Wednesday, April 6, 2016

DIRECTOR RICHARD LINKLATER DISCUSSES EVERYBODY WANTS SOME, by Claudia Oberst

Richard Linklater was on hand on Sunday, April 3, to discuss his latest movie Everybody Wants Some after a member screening at the Aero Theatre in Santa Monica. The Cinematheque's Linklater series continues through this weekend, including this film's companion, Dazed and Confused (screening before School of Rock), followed by the director's "Before" trilogy.  

Watching Everybody Wants Some is like time-traveling back to the 1980s. Long hair, groomed mustaches, patterned shirts, and disco music - it’s all there. The movie is a celebration of friendship, baseball, music, and a reminder of what it feels like to be young and reckless.




Billed as a “spiritual sequel” to 1993’s Dazed and Confused, Everybody Wants Some begins when freshman Jake arrives at a Texas university. He and his new buddies from the school’s baseball team use their last weekend before classes start to smoke pot, play ball and hit on girls while trying to find out who they are and where life will take them.

Like many of Linklater’s films, Everybody Wants Some is an ensemble film, and part of the reason why the film works so well is that the audience can feel the realness of the camaraderie between Jake and his new buddies.



This photo was taken at our EVERYONE WANTS SOME sneak preview at the Aero Theatre on April 3rd, 2016. Photgrapher: Amanda Troth.


To create this kind of bond between his cast members, Linklater invited all of them to a three-week workshop at his estate 30 miles outside of Austin. “I told all the guys they were gonna live together in this bunkhouse. And they did. There wasn't even enough beds for all of them. So I said some of them can sleep up [at the house]. They were like ‘No, no, we’ll get blow-up mattresses.’ They wanted to. So every square inch of the place, they were all kind of crammed in there.”

Linklater added that those three weeks were an intense mixture of work and play with the team rehearsing day and night but having fun at the same time. Baseball lessons constituted one part of the curriculum, but the cast also needed training in another sport: disco dancing.

“When the guys were taking disco dancing lessons, I realized they had no orientation. It’s like ‘wow, this is something their parents did,’” explained Linklater. To get his cast to connect with the 1980s, a “weird era, far, far in the past” to them, he deployed a secret weapon: YouTube videos of Soul Train and American Bandstand. 


Linklater also needed to teach his young cast that dancing can be a great way to flirt: “I realized how different it was.
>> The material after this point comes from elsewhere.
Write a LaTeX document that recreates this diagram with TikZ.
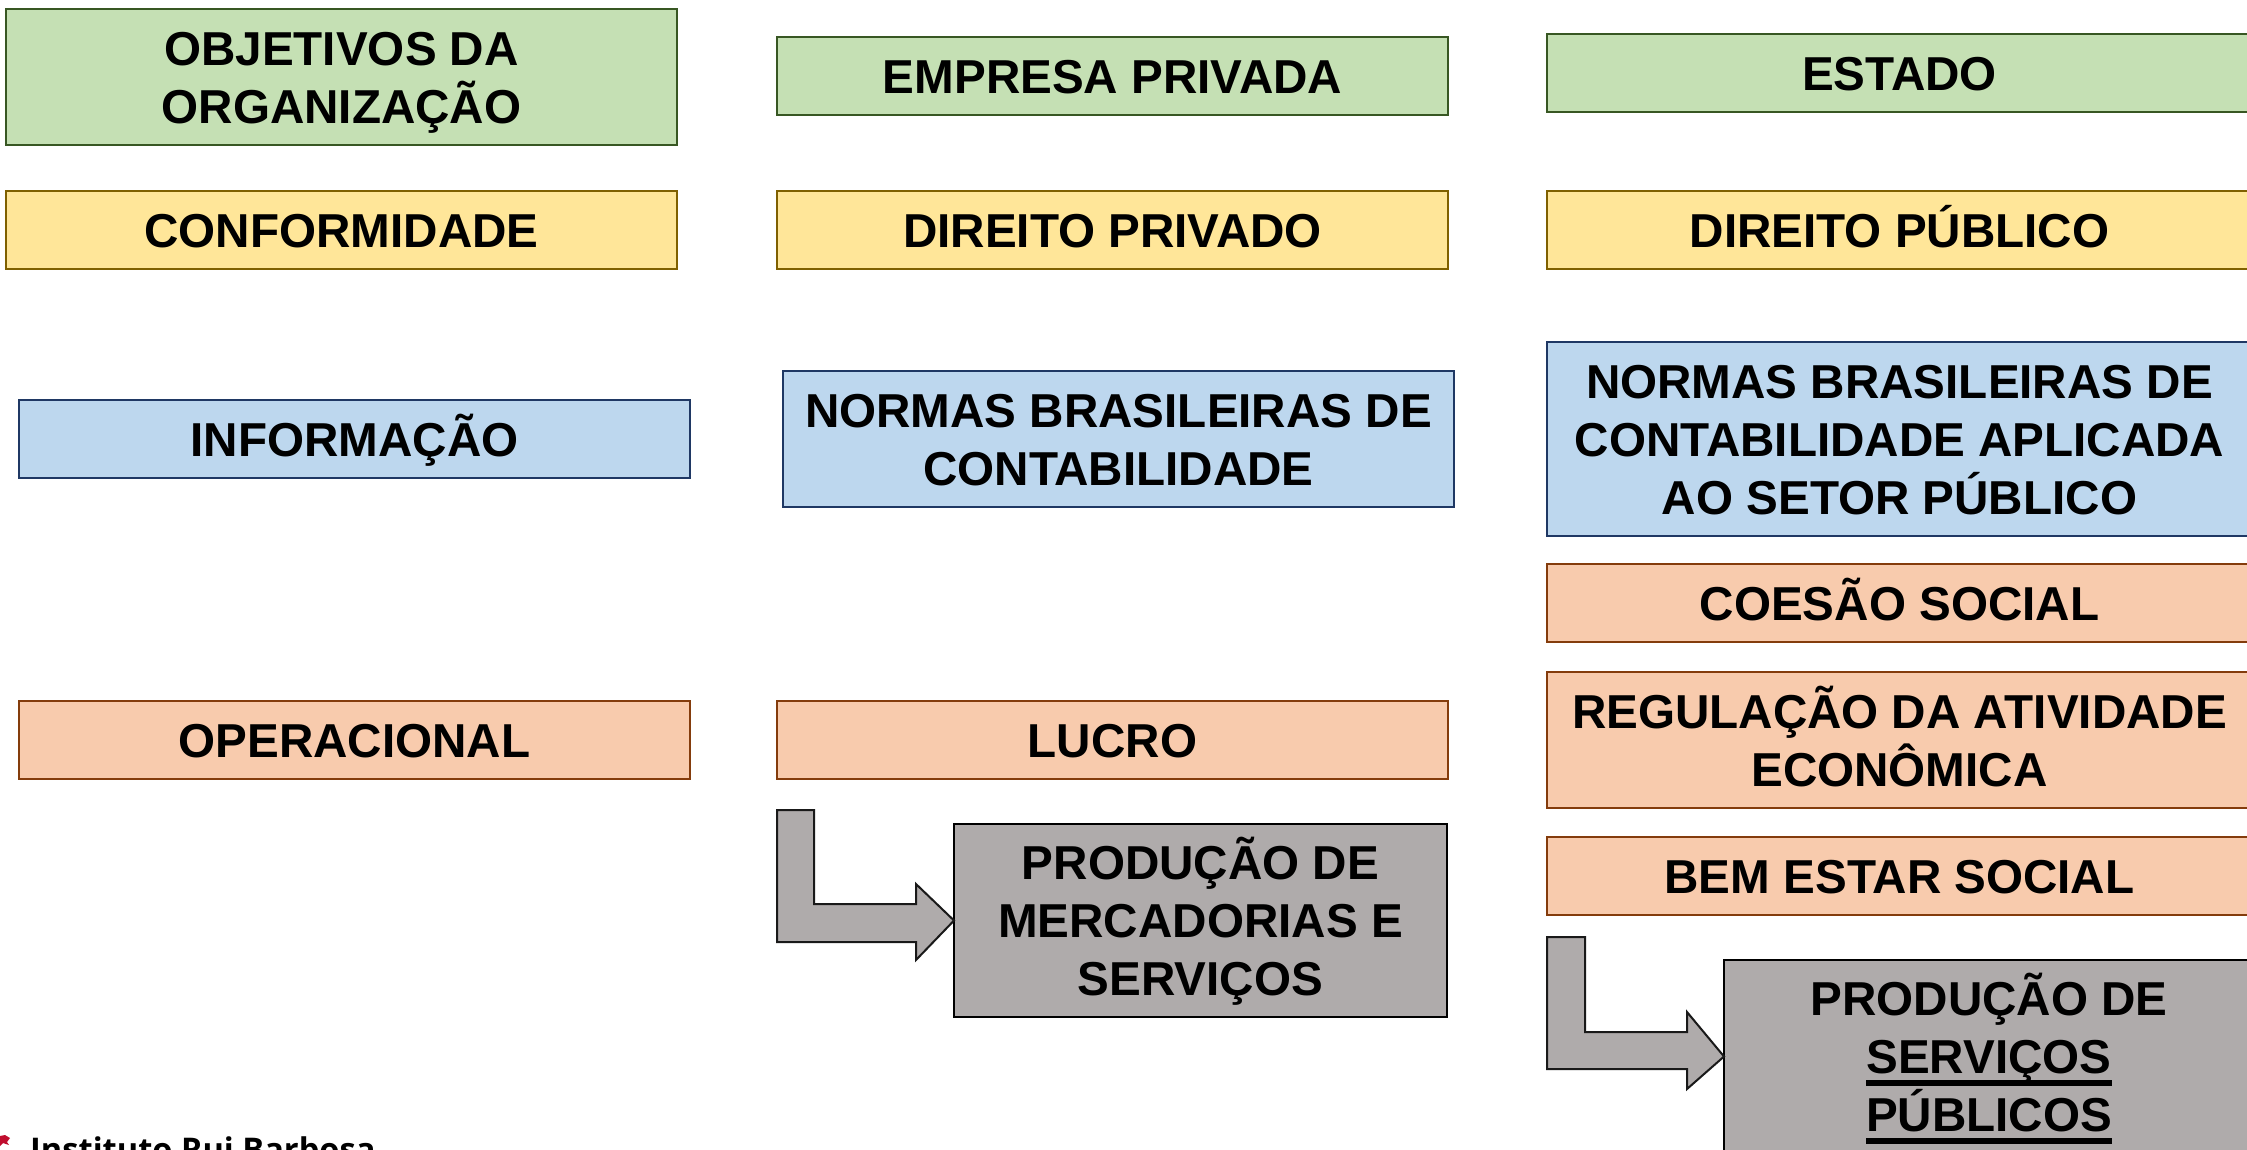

They don’t really do that [now]. Back then it was like some kind of a mating ritual: ‘Hey, you wanna dance?’”

And wow, do they dance in this movie! Not only disco, but also the Cotton-Eyed Joe and the Pogo dance, depending on the club the guys decide to hit up. Dancing and music are key elements in this film, with the latter sometimes just playing quietly in the background, sometimes taking center stage, making any comment or dialogue unnecessary.


This photo was taken at our EVERYONE WANTS SOME sneak preview at the Aero Theatre on April 3rd, 2016. Photgrapher: Amanda Troth.


The opening sequence of the movie sees Jake driving up to his college dorm while The Knacks’ “My Sharona" is blasting out of his car radio - and into the movie theater. “I saw how much the guys liked ‘My Sharona’ and I was kind of like ‘that’s not even my favorite Knack song necessarily’ because that song’s been used so much,” Linklater said during his Q&A. “But then I realized: It's the only choice. You just have to kind of jump in and go all the way with it.”

So he went all the way with it and turned the soundtrack into a perfect compilation of 1980s pop, rock, punk, country, and hip-hop tunes, featuring hits by Blondie, Van Halen, Patti Smith Group, and The Sugarhill Gang.


While working on the music was a lot of fun for Linklater, he couldn’t incorporate every song he wanted: “There was an early Prince, like teenage Prince, ‘I wanna be your lover’ Prince, I couldn't get it. It was like a morals clause.” Another singer whose work he couldn’t use because the rights were too expensive: Michael Jackson. Linklater instead chose “Let’s Get Serious” by Jermaine Jackson. “It’s a great song,” said Linklater, and got the audience laughing when adding “and a lot more affordable.”

Everybody Wants Some is a very personal film for the director, who used many of his own memories of his college time when writing the script. He originally wanted the movie to cover the whole academic year but then decided to focus on the first weekend instead. “I remember that weekend really well. You’re bonding…. and we went to these different clubs and it was like crazy. All the adult freedom that you now have mixed with these new people in your life….Everyone remembers that. Here are your new best friends, here you go.”